**EXERCISE REQUIREMENTS**
Print out each record below, unaltered and complete, without its images.

····················

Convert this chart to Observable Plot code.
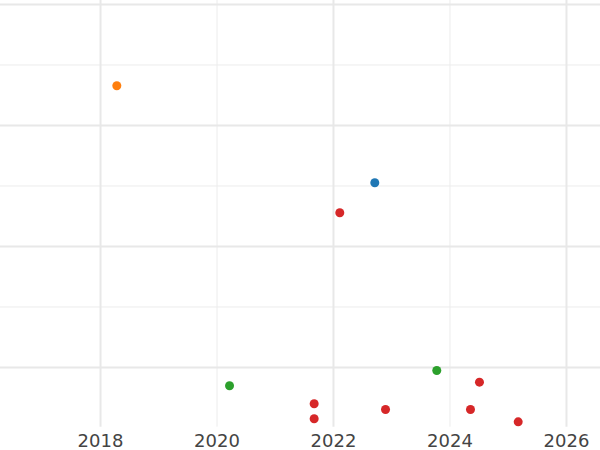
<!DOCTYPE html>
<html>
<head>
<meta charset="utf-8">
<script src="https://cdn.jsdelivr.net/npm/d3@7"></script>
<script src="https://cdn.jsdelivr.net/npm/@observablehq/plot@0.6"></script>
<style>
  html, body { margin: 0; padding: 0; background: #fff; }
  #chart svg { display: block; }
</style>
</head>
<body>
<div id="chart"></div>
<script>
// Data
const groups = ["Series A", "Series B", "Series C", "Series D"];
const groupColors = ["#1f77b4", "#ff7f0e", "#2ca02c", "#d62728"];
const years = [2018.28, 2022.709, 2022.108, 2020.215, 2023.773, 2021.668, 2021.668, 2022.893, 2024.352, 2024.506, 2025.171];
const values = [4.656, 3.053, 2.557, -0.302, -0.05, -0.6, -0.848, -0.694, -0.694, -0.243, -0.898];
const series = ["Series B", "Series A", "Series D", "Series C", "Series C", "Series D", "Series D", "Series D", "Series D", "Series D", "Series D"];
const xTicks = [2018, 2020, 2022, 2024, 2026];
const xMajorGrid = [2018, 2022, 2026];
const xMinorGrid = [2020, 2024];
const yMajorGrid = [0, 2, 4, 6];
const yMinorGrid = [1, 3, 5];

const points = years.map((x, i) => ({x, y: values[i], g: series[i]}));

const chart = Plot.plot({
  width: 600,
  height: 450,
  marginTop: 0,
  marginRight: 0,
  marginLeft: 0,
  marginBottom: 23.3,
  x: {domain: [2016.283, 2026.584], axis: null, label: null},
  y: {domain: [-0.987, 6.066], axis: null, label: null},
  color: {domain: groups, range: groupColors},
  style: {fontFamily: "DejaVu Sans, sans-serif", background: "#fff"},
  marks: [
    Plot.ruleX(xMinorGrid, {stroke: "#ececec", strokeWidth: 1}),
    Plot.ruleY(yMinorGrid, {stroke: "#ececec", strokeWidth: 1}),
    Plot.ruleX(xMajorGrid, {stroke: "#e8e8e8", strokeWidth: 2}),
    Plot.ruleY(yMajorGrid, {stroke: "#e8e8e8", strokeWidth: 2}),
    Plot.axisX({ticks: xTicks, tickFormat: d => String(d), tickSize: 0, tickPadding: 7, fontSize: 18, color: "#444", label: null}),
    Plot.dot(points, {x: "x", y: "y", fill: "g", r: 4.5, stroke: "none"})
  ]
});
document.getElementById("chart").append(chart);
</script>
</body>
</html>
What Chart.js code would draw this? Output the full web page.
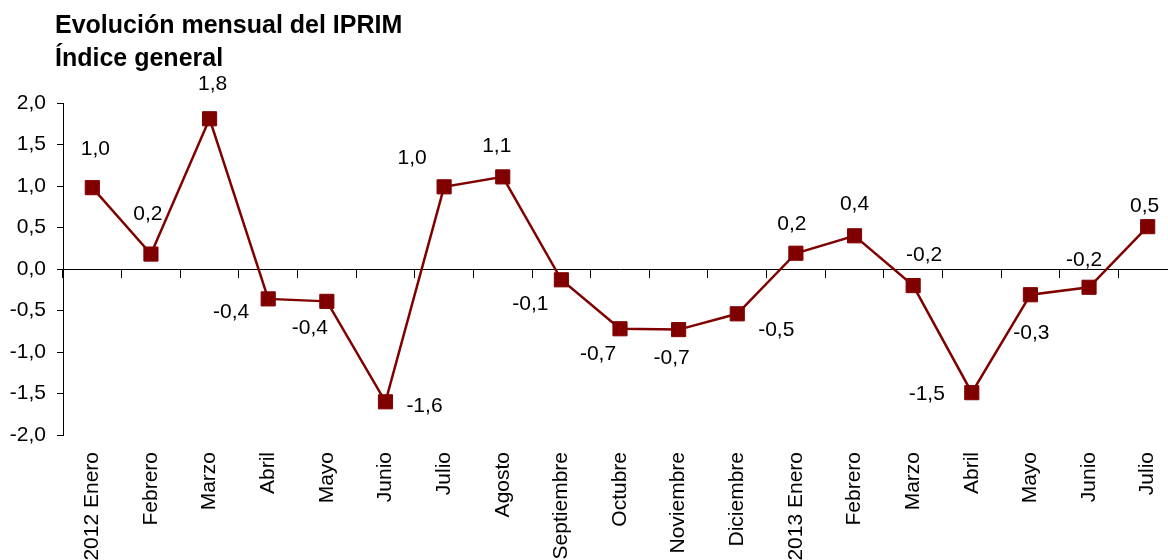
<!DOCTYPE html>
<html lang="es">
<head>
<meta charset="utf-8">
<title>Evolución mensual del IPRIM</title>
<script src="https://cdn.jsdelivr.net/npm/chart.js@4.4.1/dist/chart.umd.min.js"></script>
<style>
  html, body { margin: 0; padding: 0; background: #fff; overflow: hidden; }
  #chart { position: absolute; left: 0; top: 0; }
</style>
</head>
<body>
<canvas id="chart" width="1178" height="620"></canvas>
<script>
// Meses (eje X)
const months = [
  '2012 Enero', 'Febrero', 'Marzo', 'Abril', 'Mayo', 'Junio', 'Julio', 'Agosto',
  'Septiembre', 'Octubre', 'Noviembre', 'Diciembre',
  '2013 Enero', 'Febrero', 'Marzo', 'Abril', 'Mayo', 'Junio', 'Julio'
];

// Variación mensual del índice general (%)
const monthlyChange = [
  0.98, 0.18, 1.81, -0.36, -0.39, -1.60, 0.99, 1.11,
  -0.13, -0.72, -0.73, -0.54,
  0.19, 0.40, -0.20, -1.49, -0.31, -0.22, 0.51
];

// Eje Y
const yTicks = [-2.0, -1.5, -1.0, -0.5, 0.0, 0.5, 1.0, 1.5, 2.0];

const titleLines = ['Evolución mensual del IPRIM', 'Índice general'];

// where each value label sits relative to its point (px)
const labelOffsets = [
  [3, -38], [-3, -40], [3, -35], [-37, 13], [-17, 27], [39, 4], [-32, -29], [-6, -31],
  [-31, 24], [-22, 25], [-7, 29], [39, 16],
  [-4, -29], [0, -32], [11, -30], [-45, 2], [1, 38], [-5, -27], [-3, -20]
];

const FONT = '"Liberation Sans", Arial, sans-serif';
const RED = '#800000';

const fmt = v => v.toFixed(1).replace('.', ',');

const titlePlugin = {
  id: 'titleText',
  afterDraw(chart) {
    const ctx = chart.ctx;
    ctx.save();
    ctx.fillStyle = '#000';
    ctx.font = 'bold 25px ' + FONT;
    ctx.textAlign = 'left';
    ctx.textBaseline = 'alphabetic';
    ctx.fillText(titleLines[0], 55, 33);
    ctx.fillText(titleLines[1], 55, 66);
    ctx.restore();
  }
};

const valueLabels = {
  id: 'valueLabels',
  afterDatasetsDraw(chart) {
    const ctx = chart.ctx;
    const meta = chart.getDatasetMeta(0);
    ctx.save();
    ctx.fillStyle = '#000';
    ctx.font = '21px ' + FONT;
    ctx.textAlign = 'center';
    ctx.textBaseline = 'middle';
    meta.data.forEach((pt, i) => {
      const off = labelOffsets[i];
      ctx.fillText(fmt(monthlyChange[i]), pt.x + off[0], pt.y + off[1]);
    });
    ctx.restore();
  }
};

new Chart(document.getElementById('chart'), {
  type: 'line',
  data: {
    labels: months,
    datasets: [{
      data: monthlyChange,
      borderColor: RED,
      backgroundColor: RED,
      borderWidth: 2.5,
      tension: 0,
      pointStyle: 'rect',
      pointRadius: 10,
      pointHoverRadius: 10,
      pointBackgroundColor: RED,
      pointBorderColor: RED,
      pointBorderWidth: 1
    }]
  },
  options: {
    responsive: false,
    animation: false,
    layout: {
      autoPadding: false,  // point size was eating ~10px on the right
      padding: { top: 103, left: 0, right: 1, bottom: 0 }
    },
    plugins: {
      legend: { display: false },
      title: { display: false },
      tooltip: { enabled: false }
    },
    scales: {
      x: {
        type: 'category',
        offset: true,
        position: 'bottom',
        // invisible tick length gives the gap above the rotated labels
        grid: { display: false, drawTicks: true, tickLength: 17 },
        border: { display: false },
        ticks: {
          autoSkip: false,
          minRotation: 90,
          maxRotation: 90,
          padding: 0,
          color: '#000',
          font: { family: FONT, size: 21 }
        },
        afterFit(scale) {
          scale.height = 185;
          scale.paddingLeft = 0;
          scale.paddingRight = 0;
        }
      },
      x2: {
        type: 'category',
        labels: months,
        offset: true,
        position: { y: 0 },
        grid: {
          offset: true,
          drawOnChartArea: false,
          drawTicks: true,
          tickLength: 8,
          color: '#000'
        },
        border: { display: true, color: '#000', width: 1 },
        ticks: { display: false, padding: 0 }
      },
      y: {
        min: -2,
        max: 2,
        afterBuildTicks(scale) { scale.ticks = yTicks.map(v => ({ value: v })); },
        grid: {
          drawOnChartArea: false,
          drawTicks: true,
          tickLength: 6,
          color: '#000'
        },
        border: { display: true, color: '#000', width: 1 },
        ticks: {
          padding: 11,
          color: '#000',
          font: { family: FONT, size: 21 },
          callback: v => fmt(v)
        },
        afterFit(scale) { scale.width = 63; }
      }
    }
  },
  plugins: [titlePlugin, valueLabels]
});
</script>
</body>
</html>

····················

**WRITTEN RESPONSE**
Convert this chart to Observable Plot code.
<!DOCTYPE html>
<html>
<head>
<meta charset="utf-8">
<script src="https://cdn.jsdelivr.net/npm/d3@7"></script>
<script src="https://cdn.jsdelivr.net/npm/@observablehq/plot@0.6"></script>
<style>
  html, body { margin: 0; padding: 0; background: #fff; }
  #chart svg { display: block; }
</style>
</head>
<body>
<div id="chart"></div>
<script>
// Data
const groups = ["Series A", "Series B", "Series C", "Series D"];
const groupColors = ["#1f77b4", "#ff7f0e", "#2ca02c", "#d62728"];
const years = [2018.28, 2022.709, 2022.108, 2020.215, 2023.773, 2021.668, 2021.668, 2022.893, 2024.352, 2024.506, 2025.171];
const values = [4.656, 3.053, 2.557, -0.302, -0.05, -0.6, -0.848, -0.694, -0.694, -0.243, -0.898];
const series = ["Series B", "Series A", "Series D", "Series C", "Series C", "Series D", "Series D", "Series D", "Series D", "Series D", "Series D"];
const xTicks = [2018, 2020, 2022, 2024, 2026];
const xMajorGrid = [2018, 2022, 2026];
const xMinorGrid = [2020, 2024];
const yMajorGrid = [0, 2, 4, 6];
const yMinorGrid = [1, 3, 5];

const points = years.map((x, i) => ({x, y: values[i], g: series[i]}));

const chart = Plot.plot({
  width: 600,
  height: 450,
  marginTop: 0,
  marginRight: 0,
  marginLeft: 0,
  marginBottom: 23.3,
  x: {domain: [2016.283, 2026.584], axis: null, label: null},
  y: {domain: [-0.987, 6.066], axis: null, label: null},
  color: {domain: groups, range: groupColors},
  style: {fontFamily: "DejaVu Sans, sans-serif", background: "#fff"},
  marks: [
    Plot.ruleX(xMinorGrid, {stroke: "#ececec", strokeWidth: 1}),
    Plot.ruleY(yMinorGrid, {stroke: "#ececec", strokeWidth: 1}),
    Plot.ruleX(xMajorGrid, {stroke: "#e8e8e8", strokeWidth: 2}),
    Plot.ruleY(yMajorGrid, {stroke: "#e8e8e8", strokeWidth: 2}),
    Plot.axisX({ticks: xTicks, tickFormat: d => String(d), tickSize: 0, tickPadding: 7, fontSize: 18, color: "#444", label: null}),
    Plot.dot(points, {x: "x", y: "y", fill: "g", r: 4.5, stroke: "none"})
  ]
});
document.getElementById("chart").append(chart);
</script>
</body>
</html>
What Chart.js code would draw this? Output the full web page.
<!DOCTYPE html>
<html lang="es">
<head>
<meta charset="utf-8">
<title>Evolución mensual del IPRIM</title>
<script src="https://cdn.jsdelivr.net/npm/chart.js@4.4.1/dist/chart.umd.min.js"></script>
<style>
  html, body { margin: 0; padding: 0; background: #fff; overflow: hidden; }
  #chart { position: absolute; left: 0; top: 0; }
</style>
</head>
<body>
<canvas id="chart" width="1178" height="620"></canvas>
<script>
// Meses (eje X)
const months = [
  '2012 Enero', 'Febrero', 'Marzo', 'Abril', 'Mayo', 'Junio', 'Julio', 'Agosto',
  'Septiembre', 'Octubre', 'Noviembre', 'Diciembre',
  '2013 Enero', 'Febrero', 'Marzo', 'Abril', 'Mayo', 'Junio', 'Julio'
];

// Variación mensual del índice general (%)
const monthlyChange = [
  0.98, 0.18, 1.81, -0.36, -0.39, -1.60, 0.99, 1.11,
  -0.13, -0.72, -0.73, -0.54,
  0.19, 0.40, -0.20, -1.49, -0.31, -0.22, 0.51
];

// Eje Y
const yTicks = [-2.0, -1.5, -1.0, -0.5, 0.0, 0.5, 1.0, 1.5, 2.0];

const titleLines = ['Evolución mensual del IPRIM', 'Índice general'];

// where each value label sits relative to its point (px)
const labelOffsets = [
  [3, -38], [-3, -40], [3, -35], [-37, 13], [-17, 27], [39, 4], [-32, -29], [-6, -31],
  [-31, 24], [-22, 25], [-7, 29], [39, 16],
  [-4, -29], [0, -32], [11, -30], [-45, 2], [1, 38], [-5, -27], [-3, -20]
];

const FONT = '"Liberation Sans", Arial, sans-serif';
const RED = '#800000';

const fmt = v => v.toFixed(1).replace('.', ',');

const titlePlugin = {
  id: 'titleText',
  afterDraw(chart) {
    const ctx = chart.ctx;
    ctx.save();
    ctx.fillStyle = '#000';
    ctx.font = 'bold 25px ' + FONT;
    ctx.textAlign = 'left';
    ctx.textBaseline = 'alphabetic';
    ctx.fillText(titleLines[0], 55, 33);
    ctx.fillText(titleLines[1], 55, 66);
    ctx.restore();
  }
};

const valueLabels = {
  id: 'valueLabels',
  afterDatasetsDraw(chart) {
    const ctx = chart.ctx;
    const meta = chart.getDatasetMeta(0);
    ctx.save();
    ctx.fillStyle = '#000';
    ctx.font = '21px ' + FONT;
    ctx.textAlign = 'center';
    ctx.textBaseline = 'middle';
    meta.data.forEach((pt, i) => {
      const off = labelOffsets[i];
      ctx.fillText(fmt(monthlyChange[i]), pt.x + off[0], pt.y + off[1]);
    });
    ctx.restore();
  }
};

new Chart(document.getElementById('chart'), {
  type: 'line',
  data: {
    labels: months,
    datasets: [{
      data: monthlyChange,
      borderColor: RED,
      backgroundColor: RED,
      borderWidth: 2.5,
      tension: 0,
      pointStyle: 'rect',
      pointRadius: 10,
      pointHoverRadius: 10,
      pointBackgroundColor: RED,
      pointBorderColor: RED,
      pointBorderWidth: 1
    }]
  },
  options: {
    responsive: false,
    animation: false,
    layout: {
      autoPadding: false,  // point size was eating ~10px on the right
      padding: { top: 103, left: 0, right: 1, bottom: 0 }
    },
    plugins: {
      legend: { display: false },
      title: { display: false },
      tooltip: { enabled: false }
    },
    scales: {
      x: {
        type: 'category',
        offset: true,
        position: 'bottom',
        // invisible tick length gives the gap above the rotated labels
        grid: { display: false, drawTicks: true, tickLength: 17 },
        border: { display: false },
        ticks: {
          autoSkip: false,
          minRotation: 90,
          maxRotation: 90,
          padding: 0,
          color: '#000',
          font: { family: FONT, size: 21 }
        },
        afterFit(scale) {
          scale.height = 185;
          scale.paddingLeft = 0;
          scale.paddingRight = 0;
        }
      },
      x2: {
        type: 'category',
        labels: months,
        offset: true,
        position: { y: 0 },
        grid: {
          offset: true,
          drawOnChartArea: false,
          drawTicks: true,
          tickLength: 8,
          color: '#000'
        },
        border: { display: true, color: '#000', width: 1 },
        ticks: { display: false, padding: 0 }
      },
      y: {
        min: -2,
        max: 2,
        afterBuildTicks(scale) { scale.ticks = yTicks.map(v => ({ value: v })); },
        grid: {
          drawOnChartArea: false,
          drawTicks: true,
          tickLength: 6,
          color: '#000'
        },
        border: { display: true, color: '#000', width: 1 },
        ticks: {
          padding: 11,
          color: '#000',
          font: { family: FONT, size: 21 },
          callback: v => fmt(v)
        },
        afterFit(scale) { scale.width = 63; }
      }
    }
  },
  plugins: [titlePlugin, valueLabels]
});
</script>
</body>
</html>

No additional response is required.